Hanur is a town in Chamrajnagar district of Karnataka State, India.

Economy
Hanur is a commercial centre for many nearby villages like Ramapura, Lokkanahalli, Bylore, Odeyarpalya, Martalli, Ajjipura, Bandalli, Cowdalli, Mangala, Kamagere, and Singanalluru.

Education
 Eklavya Model Residential School

 Christa Raja School comprising Christa Raja School (English Medium), Christa Raja School (Kannada medium), Christa Raja PU College.
 Sri Vivekananda School of Hanur 
 Sri Vivekananda Composite PU college.
 G V Gowda High School and P U College
 B. Muniyappa Gowda High School (BMG)
 Morarji Desai Residential School
 Gowtham Vidya Samste
 LPS R.S.Doddi (Urdu), LPS R.S.Doddi (Kannada)

Natural Resources
Hanur is one of the wealthiest places of the Chamarajanagara district.  It is rich with natural resources like granite, agricultural products which include sugar cane, jowar and coconut.  The place is surrounded by hills and is located at the heart of the terrain.
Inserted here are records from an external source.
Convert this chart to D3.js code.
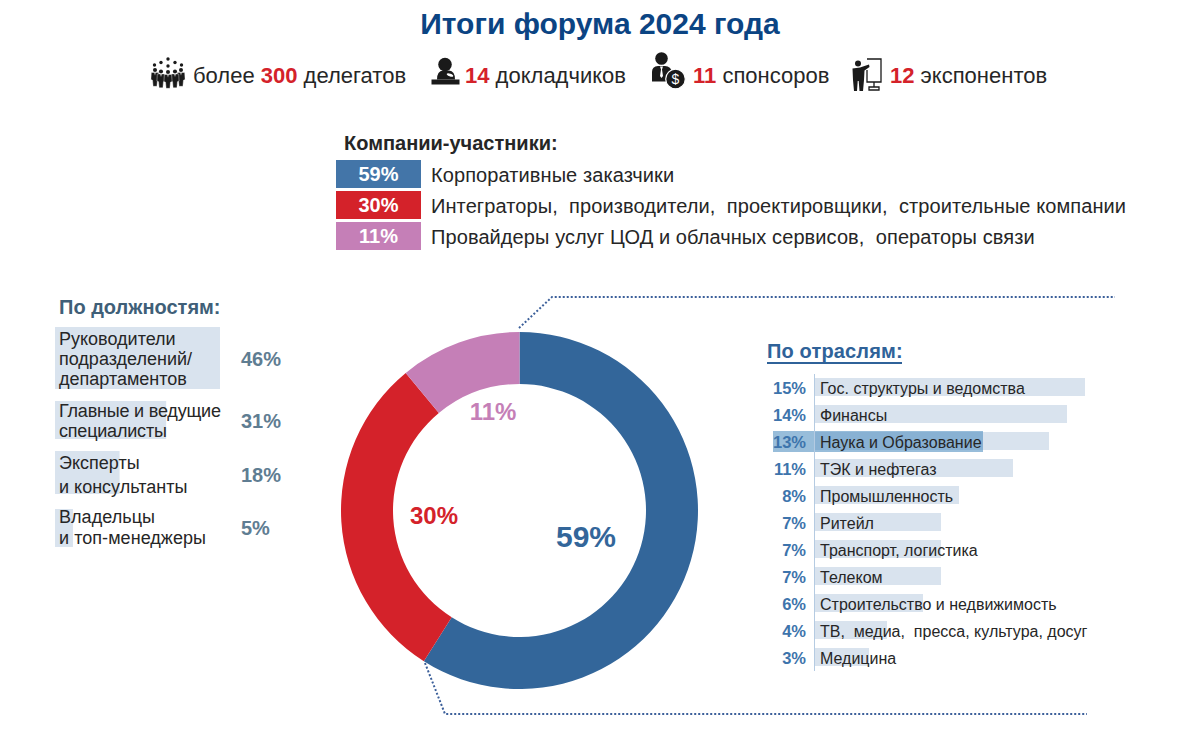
<!DOCTYPE html>
<html lang="ru"><head><meta charset="utf-8">
<script src="https://cdn.jsdelivr.net/npm/d3@7/dist/d3.min.js"></script>
<style>
html,body{margin:0;padding:0;background:#fff}
svg{display:block}
text{font-family:"Liberation Sans",Arial,sans-serif;fill:#262626}
</style></head><body><div id="chart"></div>
<script>
const titleText = "Итоги форума 2024 года";
const statNumbers = ["300","14","11","12"];
const statBefore = ["более ","","",""];
const statAfter = [" делегатов"," докладчиков"," спонсоров"," экспонентов"];
const companyHeading = "Компании-участники:";
const companyValues = [59,30,11];
const companyLabels = ["Корпоративные заказчики",
  "Интеграторы,  производители,  проектировщики,  строительные компании",
  "Провайдеры услуг ЦОД и облачных сервисов,  операторы связи"];
const companyColors = ["#33669a","#d4222a","#c57fb7"];
const legendColors = ["#4375a8","#d4222a","#c57fb7"];
const positionHeading = "По должностям:";
const positionValues = [46,31,18,5];
const positionLabels = [["Руководители","подразделений/","департаментов"],["Главные и ведущие","специалисты"],["Эксперты","и консультанты"],["Владельцы","и топ-менеджеры"]];
const industryHeading = "По отраслям:";
const industryValues = [15,14,13,11,8,7,7,7,6,4,3];
const industryLabels = ["Гос. структуры и ведомства","Финансы","Наука и Образование","ТЭК и нефтегаз","Промышленность","Ритейл","Транспорт, логистика","Телеком","Строительство и недвижимость","ТВ,  медиа,  пресса, культура, досуг","Медицина"];
const highlightedIndustry = "Наука и Образование";

const svg = d3.select("#chart").append("svg").attr("width",1200).attr("height",734).attr("viewBox","0 0 1200 734");
svg.style("white-space","pre");

/* title */
svg.append("text").attr("x",600).attr("y",34).attr("text-anchor","middle")
  .style("font-size","30px").style("font-weight","700").style("fill","#0b4483").text(titleText);

/* stat row */
const statX=[193,465,693,890];
const statG=svg.append("g");
statNumbers.forEach((n,i)=>{
  const t=statG.append("text").attr("x",statX[i]).attr("y",83).style("font-size","22px").attr("xml:space","preserve");
  if(statBefore[i]) t.append("tspan").text(statBefore[i]);
  t.append("tspan").style("font-weight","700").style("fill","#d4222a").text(n);
  t.append("tspan").text(statAfter[i]);
});

/* icons */
const ink="#1a1a1a";
function person(g,x,y,s){
  g.append("circle").attr("cx",x).attr("cy",y).attr("r",3*s).attr("fill",ink);
  g.append("path").attr("fill",ink).attr("stroke","#fff").attr("stroke-width",.4).attr("d",
   `M${x-5.4*s} ${y+3.6*s}L${x+5.4*s} ${y+3.6*s}L${x+6*s} ${y+14*s}L${x+3.6*s} ${y+15*s}L${x+2.8*s} ${y+24*s}L${x-2.8*s} ${y+24*s}L${x-3.6*s} ${y+15*s}L${x-6*s} ${y+14*s}Z`);
  g.append("path").attr("fill","#fff").attr("d",`M${x-1*s} ${y+3.6*s}L${x+1*s} ${y+3.6*s}L${x} ${y+8*s}Z`);
}
const ic1=svg.append("g");
[[168,59],[161,62.5],[175,62.5],[154.5,65],[181.5,65],[168,66]].forEach(d=>ic1.append("circle").attr("cx",d[0]).attr("cy",d[1]).attr("r",1.7).attr("fill",ink));
[[155,70,.68],[181,70,.68],[161,71.5,.68],[175,71.5,.68]].forEach(d=>person(ic1,d[0],d[1],d[2]));
person(ic1,168,72,.68);
const ic2=svg.append("g");
ic2.append("circle").attr("cx",445).attr("cy",64.5).attr("r",6.8).attr("fill",ink);
ic2.append("path").attr("fill",ink).attr("d","M437 79.5Q437 71 443 70.5L449 70.5Q455 71 455 79.5Z");
ic2.append("ellipse").attr("cx",450).attr("cy",75).attr("rx",3.4).attr("ry",1.4).attr("fill","#fff").attr("transform","rotate(20 450 75)");
ic2.append("rect").attr("x",431.5).attr("y",79.5).attr("width",28).attr("height",5).attr("fill",ink);
const ic3=svg.append("g");
ic3.append("circle").attr("cx",661.5).attr("cy",58.5).attr("r",6.3).attr("fill",ink);
ic3.append("path").attr("fill",ink).attr("d","M652 81.5L652 72Q652 66.5 658 66L665 66Q671 66.5 672 72L672 81.5Z");
ic3.append("path").attr("fill","#fff").attr("d","M660 66.5L663 66.5L662 69.5L663 76L661.5 78L660 76L661 69.5Z");
ic3.append("circle").attr("cx",675.5).attr("cy",79).attr("r",9.8).attr("fill",ink).attr("stroke","#fff").attr("stroke-width",1.2);
ic3.append("text").attr("x",675.5).attr("y",84).attr("text-anchor","middle").style("font-size","14px").style("fill","#fff").text("$");
const ic4=svg.append("g");
ic4.append("circle").attr("cx",858).attr("cy",63.5).attr("r",3).attr("fill",ink);
ic4.append("path").attr("fill",ink).attr("d","M852.5 68.5L860 67.5L869 64.5L869.5 67L864.5 70.5L864 80L863 91L859.5 91L858.7 81L857.7 81L857 91L854 91L853 80Z");
ic4.append("path").attr("fill","none").attr("stroke",ink).attr("stroke-width",1.3).attr("d","M867 59H881V82H867V70M874 82V87M869 87H879V90H869Z");

/* companies legend */
svg.append("text").attr("x",344).attr("y",150).style("font-size","20px").style("font-weight","700").text(companyHeading);
const legendY=d3.scaleBand().domain(d3.range(companyValues.length)).range([160,250]).paddingInner(3/31).paddingOuter(0);
const leg=svg.selectAll("g.leg").data(companyValues).join("g").attr("class","leg");
leg.append("rect").attr("x",336).attr("width",85).attr("y",(d,i)=>legendY(i)).attr("height",legendY.bandwidth()).attr("fill",(d,i)=>legendColors[i]);
leg.append("text").attr("x",378.5).attr("y",(d,i)=>legendY(i)+legendY.bandwidth()/2+7).attr("text-anchor","middle")
  .style("font-size","20px").style("font-weight","700").style("fill","#fff").text(d=>d+"%");
leg.append("text").attr("x",431).attr("y",(d,i)=>legendY(i)+legendY.bandwidth()/2+8).attr("xml:space","preserve")
  .style("font-size","20px").style("letter-spacing",".09px").text((d,i)=>companyLabels[i]);

/* donut */
const pie=d3.pie().sort(null).value(d=>d);
const arc=d3.arc().innerRadius(126.5).outerRadius(178.5);
const donut=svg.append("g").attr("transform","translate(519.5,510.5)");
donut.selectAll("path").data(pie(companyValues)).join("path").attr("d",arc).attr("fill",(d,i)=>companyColors[i]);
const donutLabelPos=[[586,547,30],[434,524,24],[493,420,24]];
svg.selectAll("text.dl").data(companyValues).join("text").attr("class","dl")
  .attr("x",(d,i)=>donutLabelPos[i][0]).attr("y",(d,i)=>donutLabelPos[i][1]).attr("text-anchor","middle")
  .style("font-size",(d,i)=>donutLabelPos[i][2]+"px").style("font-weight","700")
  .style("fill",(d,i)=>companyColors[i]).text(d=>d+"%");

/* dotted leaders */
const leader=d3.line();
[[[519,328],[552,297],[1115,297]],[[425,663],[445,714],[1087,714]]].forEach(p=>
  svg.append("path").attr("d",leader(p)).attr("fill","none").attr("stroke","#3b5f9a").attr("stroke-width",2).attr("stroke-dasharray","2 2"));

/* positions */
svg.append("text").attr("x",59).attr("y",314).style("font-size","20px").style("font-weight","700").style("fill","#3f5f78").text(positionHeading);
const posX=d3.scaleLinear().domain([0,46]).range([55,220]);
const posTop=[327,401,451,509],posBot=[389,439,494,547];
const posLines=[[345,365,385],[417,437],[469,493],[523,544]];
const posValY=[366,428,482,535];
const posSpacing=[0,-.2,0,.05];
const pg=svg.selectAll("g.pos").data(positionValues).join("g").attr("class","pos");
pg.append("rect").attr("x",55).attr("y",(d,i)=>posTop[i]).attr("height",(d,i)=>posBot[i]-posTop[i]).attr("width",d=>posX(d)-55).attr("fill","#d9e3ee");
pg.each(function(d,i){const g=d3.select(this);positionLabels[i].forEach((l,j)=>g.append("text").attr("x",59).attr("y",posLines[i][j]).style("font-size","18px").style("letter-spacing",posSpacing[i]+"px").text(l));});
pg.append("text").attr("x",241).attr("y",(d,i)=>posValY[i]).style("font-size","20px").style("font-weight","700").style("fill","#5f7d92").text(d=>d+"%");

/* industries */
svg.append("text").attr("x",767).attr("y",358).style("font-size","20px").style("font-weight","700").style("letter-spacing",".15px").style("fill","#2f6299").text(industryHeading);
svg.append("rect").attr("x",767).attr("y",362).attr("width",135).attr("height",2).attr("fill","#2f6299");
const indX=d3.scaleLinear().domain([0,15]).range([815,1085]);
const indY=d3.scaleBand().domain(industryLabels).range([378,666]).paddingInner(1/3).paddingOuter(0);
const ig=svg.selectAll("g.ind").data(industryValues).join("g").attr("class","ind");
ig.append("rect").attr("x",815).attr("y",(d,i)=>indY(industryLabels[i])).attr("width",d=>indX(d)-815).attr("height",indY.bandwidth()).attr("fill","#d9e3ee");
const hy=indY(highlightedIndustry);
svg.append("rect").attr("x",773).attr("y",hy-1).attr("width",210).attr("height",21).attr("fill","#4d8ebf").attr("fill-opacity",.58);
svg.append("line").attr("x1",814.5).attr("x2",814.5).attr("y1",374).attr("y2",671).attr("stroke","#b5cbe2").attr("stroke-width",1);
const ig2=svg.selectAll("g.indt").data(industryValues).join("g").attr("class","indt");
ig2.append("text").attr("x",806).attr("y",(d,i)=>indY(industryLabels[i])+16).attr("text-anchor","end").style("font-size","16.5px").style("font-weight","700").style("fill","#3d74ac").text(d=>d+"%");
ig2.append("text").attr("x",820).attr("y",(d,i)=>indY(industryLabels[i])+16).attr("xml:space","preserve").style("font-size","16px").text((d,i)=>industryLabels[i]);
</script></body></html>
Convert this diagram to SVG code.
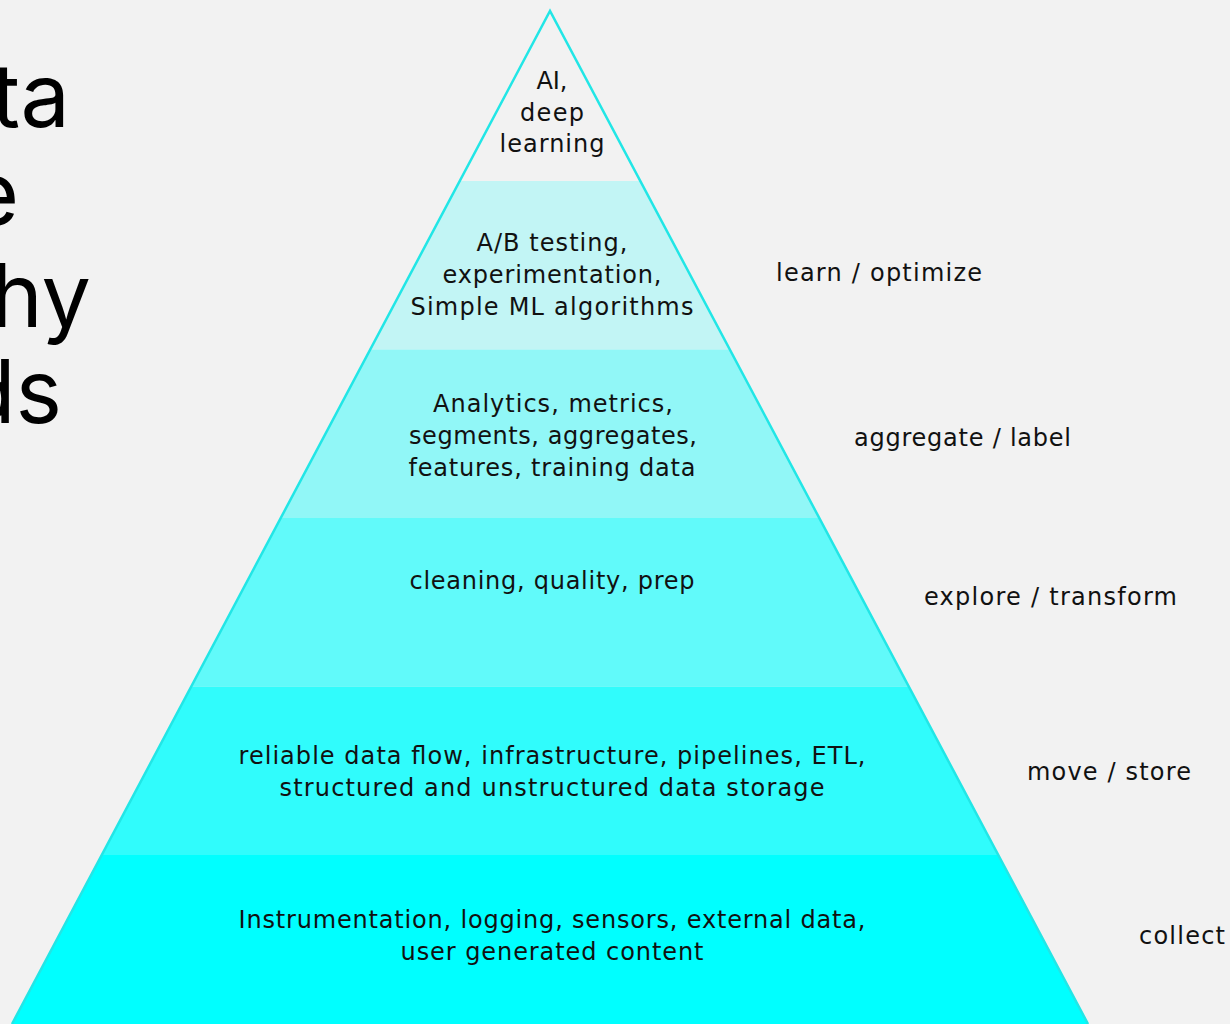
<svg xmlns="http://www.w3.org/2000/svg" width="1230" height="1024" viewBox="0 0 1230 1024">
<style>
.t{font-family:"DejaVu Sans","Liberation Sans",sans-serif;font-size:24px;fill:#111;text-anchor:middle}
.r{font-family:"DejaVu Sans","Liberation Sans",sans-serif;font-size:24px;fill:#111}
.h{font-family:Inter,"Noto Sans","Liberation Sans",sans-serif;font-size:88px;fill:#000;text-anchor:end}
</style>
<defs>
<clipPath id="tri"><polygon points="550,11 1088,1024 12,1024"/></clipPath>
</defs>
<rect width="1230" height="1024" fill="#f2f2f2"/>
<g id="title">
<text class="h" x="70" y="127">Data</text>
<text class="h" x="19" y="225">Science</text>
<text class="h" x="91" y="327">Hierarchy</text>
<text class="h" x="62" y="423">Needs</text>
</g>
<g clip-path="url(#tri)">
<g id="level1"><rect x="0" y="11" width="1230" height="170" fill="#f2f2f2"/></g>
<g id="level2"><rect x="0" y="181" width="1230" height="168.5" fill="#c2f5f5"/></g>
<g id="level3"><rect x="0" y="349.5" width="1230" height="168.5" fill="#91f7f7"/></g>
<g id="level4"><rect x="0" y="518" width="1230" height="168.5" fill="#61fafa"/></g>
<g id="level5"><rect x="0" y="686.5" width="1230" height="168.5" fill="#30fcfc"/></g>
<g id="level6"><rect x="0" y="855" width="1230" height="169" fill="#00ffff"/></g>
</g>
<g id="outline"><polyline points="12,1024 550,11 1088,1024" fill="none" stroke="#22e6e6" stroke-width="2.5"/></g>
<g id="labels">
<text class="t" x="552" y="89" textLength="31" lengthAdjust="spacing">AI,</text>
<text class="t" x="552" y="121" textLength="64" lengthAdjust="spacing">deep</text>
<text class="t" x="552" y="152" textLength="105" lengthAdjust="spacing">learning</text>
<text class="t" x="552" y="251" textLength="151" lengthAdjust="spacing">A/B testing,</text>
<text class="t" x="552" y="283" textLength="219" lengthAdjust="spacing">experimentation,</text>
<text class="t" x="552" y="315" textLength="283" lengthAdjust="spacing">Simple ML algorithms</text>
<text class="t" x="553" y="412" textLength="240" lengthAdjust="spacing">Analytics, metrics,</text>
<text class="t" x="553" y="444" textLength="288" lengthAdjust="spacing">segments, aggregates,</text>
<text class="t" x="552" y="476" textLength="287" lengthAdjust="spacing">features, training data</text>
<text class="t" x="552" y="589" textLength="285" lengthAdjust="spacing">cleaning, quality, prep</text>
<text class="t" x="552" y="764" textLength="627" lengthAdjust="spacing">reliable data flow, infrastructure, pipelines, ETL,</text>
<text class="t" x="552" y="796" textLength="545" lengthAdjust="spacing">structured and unstructured data storage</text>
<text class="t" x="552" y="928" textLength="627" lengthAdjust="spacing">Instrumentation, logging, sensors, external data,</text>
<text class="t" x="552" y="960" textLength="303" lengthAdjust="spacing">user generated content</text>
</g>
<g id="side">
<text class="r" x="776" y="281" textLength="206" lengthAdjust="spacing">learn / optimize</text>
<text class="r" x="854" y="446" textLength="217" lengthAdjust="spacing">aggregate / label</text>
<text class="r" x="924" y="605" textLength="253" lengthAdjust="spacing">explore / transform</text>
<text class="r" x="1027" y="780" textLength="164" lengthAdjust="spacing">move / store</text>
<text class="r" x="1139" y="944" textLength="86" lengthAdjust="spacing">collect</text>
</g>
</svg>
It has a rich culture with diversified people.

Tourism
It is the centre for famous tourist spots such as: 
 M. M. Hills (57 km from Hanur and 213 km from Bengaluru) 
 Hogenakkal Falls
 Mutthathi
 Tibet colony (Odeyara Palya)
 B. R. Hills
 Shivanasamudra Falls (Garanchukki and Barachukki)
 Nagamale
 Gundapur Dam
 Gundal Dam
 Mekedat

Transportation
Hanur is connected with Kollegala and Bengaluru, Mysore, chamrajnagara, shivamoga by Buses Karnataka State Road Transport Corporation by Hanur KSRTC bus stand. And SH 79 pass through this taluk  buses are available to Mysuru and Bengaluru . Karnataka State Road Transport Corporation buses also connects Coimbatore,salem, Mettur, erode by bus service.Devotees visiting Male Mahadeshwara Betta (MM hills) Hindu temple from Kollegala side take route via Hanur.

Temples and festivals
Hanur has Sri Bettalli Maramma Temple and Sri Mysuru Maramma Festival. The people celebrate this festival in March every year.